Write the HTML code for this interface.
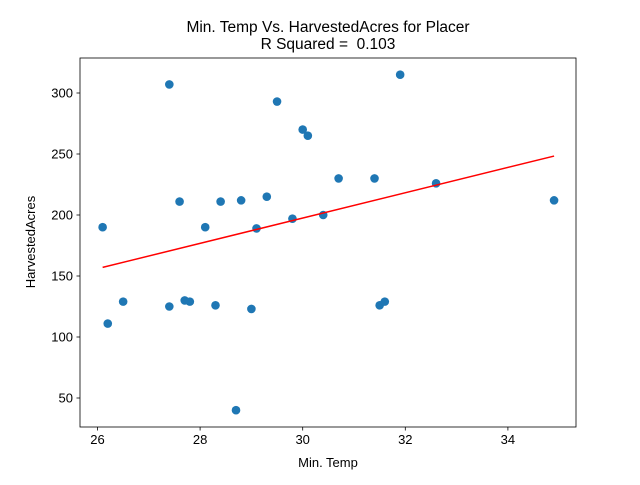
<!DOCTYPE html>
<html><head><meta charset="utf-8"><style>
html,body{margin:0;padding:0;background:#fff;}
svg text{font-family:"Liberation Sans","DejaVu Sans",sans-serif;fill:#000;}
</style></head><body>
<svg id="chart" width="640" height="480" viewBox="0 0 640 480" xmlns="http://www.w3.org/2000/svg">
<rect width="640" height="480" fill="#fff"/>
<text x="328" y="32" font-size="15.5" text-anchor="middle">Min. Temp Vs. HarvestedAcres for Placer</text>
<text x="328" y="49" font-size="15.5" text-anchor="middle">R Squared =&#160; 0.103</text>
<g id="marks"></g>
<g id="axes"></g>
<text x="328" y="467" font-size="13" text-anchor="middle">Min. Temp</text>
<text x="35" y="242" font-size="13" text-anchor="middle" transform="rotate(-90 35 242)">HarvestedAcres</text>
</svg>
<script>
const xVals=[26.1,26.2,26.5,27.4,27.4,27.6,27.7,27.8,28.1,28.3,28.4,28.7,28.8,29.0,29.1,29.3,29.5,29.8,30.0,30.1,30.4,30.7,31.4,31.5,31.6,31.9,32.6,34.9];
const yVals=[190,111,129,307,125,211,130,129,190,126,211,40,212,123,189,215,293,197,270,265,200,230,230,126,129,315,226,212];
const xTicks=[26,28,30,32,34];
const yTicks=[50,100,150,200,250,300];
const L=80,R=576,T=58,B=427;
function X(v){return 97.5+(v-26)*51.3;}
function Y(v){return 215-(v-200)*1.22;}
const NS="http://www.w3.org/2000/svg";
const marks=document.getElementById('marks'),axes=document.getElementById('axes');
function mk(tag,attrs,parent){const e=document.createElementNS(NS,tag);for(const k in attrs)e.setAttribute(k,attrs[k]);parent.appendChild(e);return e;}
const n=xVals.length;let mx=0,my=0;for(let i=0;i<n;i++){mx+=xVals[i];my+=yVals[i];}mx/=n;my/=n;
let sxy=0,sxx=0;for(let i=0;i<n;i++){sxy+=(xVals[i]-mx)*(yVals[i]-my);sxx+=(xVals[i]-mx)**2;}
const slope=sxy/sxx,icpt=my-slope*mx;
for(let i=0;i<n;i++){
  const c=mk('circle',{cx:X(xVals[i]),cy:Y(yVals[i]),r:4.3,fill:'#1f77b4'},marks);
  
  
}
const x0=Math.min(...xVals),x1=Math.max(...xVals);
const ln=mk('line',{x1:X(x0),y1:Y(icpt+slope*x0),x2:X(x1),y2:Y(icpt+slope*x1),stroke:'#ff0000','stroke-width':1.5},marks);


const fr=mk('rect',{x:L,y:T,width:R-L,height:B-T,fill:'none',stroke:'#000','stroke-width':0.8},axes);


xTicks.forEach(t=>{
  mk('line',{x1:X(t),x2:X(t),y1:B,y2:B+3.5,stroke:'#000','stroke-width':0.8},axes);
  const tx=mk('text',{x:X(t),y:B+17,'font-size':13,'text-anchor':'middle'},axes);
  tx.textContent=t;
  
  
});
yTicks.forEach(t=>{
  mk('line',{x1:L-3.5,x2:L,y1:Y(t),y2:Y(t),stroke:'#000','stroke-width':0.8},axes);
  const tx=mk('text',{x:L-7,y:Y(t)+4.5,'font-size':13,'text-anchor':'end'},axes);
  tx.textContent=t;
  
  
});
</script>
</body></html>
━━━━━━━━━━
WRITTEN REQUEST » Copy out the data above exactly, except the pictures.

COMPLETE OUTPUT »
Write the HTML code for this interface.
<!DOCTYPE html>
<html><head><meta charset="utf-8"><style>
html,body{margin:0;padding:0;background:#fff;}
svg text{font-family:"Liberation Sans","DejaVu Sans",sans-serif;fill:#000;}
</style></head><body>
<svg id="chart" width="640" height="480" viewBox="0 0 640 480" xmlns="http://www.w3.org/2000/svg">
<rect width="640" height="480" fill="#fff"/>
<text x="328" y="32" font-size="15.5" text-anchor="middle">Min. Temp Vs. HarvestedAcres for Placer</text>
<text x="328" y="49" font-size="15.5" text-anchor="middle">R Squared =&#160; 0.103</text>
<g id="marks"></g>
<g id="axes"></g>
<text x="328" y="467" font-size="13" text-anchor="middle">Min. Temp</text>
<text x="35" y="242" font-size="13" text-anchor="middle" transform="rotate(-90 35 242)">HarvestedAcres</text>
</svg>
<script>
const xVals=[26.1,26.2,26.5,27.4,27.4,27.6,27.7,27.8,28.1,28.3,28.4,28.7,28.8,29.0,29.1,29.3,29.5,29.8,30.0,30.1,30.4,30.7,31.4,31.5,31.6,31.9,32.6,34.9];
const yVals=[190,111,129,307,125,211,130,129,190,126,211,40,212,123,189,215,293,197,270,265,200,230,230,126,129,315,226,212];
const xTicks=[26,28,30,32,34];
const yTicks=[50,100,150,200,250,300];
const L=80,R=576,T=58,B=427;
function X(v){return 97.5+(v-26)*51.3;}
function Y(v){return 215-(v-200)*1.22;}
const NS="http://www.w3.org/2000/svg";
const marks=document.getElementById('marks'),axes=document.getElementById('axes');
function mk(tag,attrs,parent){const e=document.createElementNS(NS,tag);for(const k in attrs)e.setAttribute(k,attrs[k]);parent.appendChild(e);return e;}
const n=xVals.length;let mx=0,my=0;for(let i=0;i<n;i++){mx+=xVals[i];my+=yVals[i];}mx/=n;my/=n;
let sxy=0,sxx=0;for(let i=0;i<n;i++){sxy+=(xVals[i]-mx)*(yVals[i]-my);sxx+=(xVals[i]-mx)**2;}
const slope=sxy/sxx,icpt=my-slope*mx;
for(let i=0;i<n;i++){
  const c=mk('circle',{cx:X(xVals[i]),cy:Y(yVals[i]),r:4.3,fill:'#1f77b4'},marks);
  
  
}
const x0=Math.min(...xVals),x1=Math.max(...xVals);
const ln=mk('line',{x1:X(x0),y1:Y(icpt+slope*x0),x2:X(x1),y2:Y(icpt+slope*x1),stroke:'#ff0000','stroke-width':1.5},marks);


const fr=mk('rect',{x:L,y:T,width:R-L,height:B-T,fill:'none',stroke:'#000','stroke-width':0.8},axes);


xTicks.forEach(t=>{
  mk('line',{x1:X(t),x2:X(t),y1:B,y2:B+3.5,stroke:'#000','stroke-width':0.8},axes);
  const tx=mk('text',{x:X(t),y:B+17,'font-size':13,'text-anchor':'middle'},axes);
  tx.textContent=t;
  
  
});
yTicks.forEach(t=>{
  mk('line',{x1:L-3.5,x2:L,y1:Y(t),y2:Y(t),stroke:'#000','stroke-width':0.8},axes);
  const tx=mk('text',{x:L-7,y:Y(t)+4.5,'font-size':13,'text-anchor':'end'},axes);
  tx.textContent=t;
  
  
});
</script>
</body></html>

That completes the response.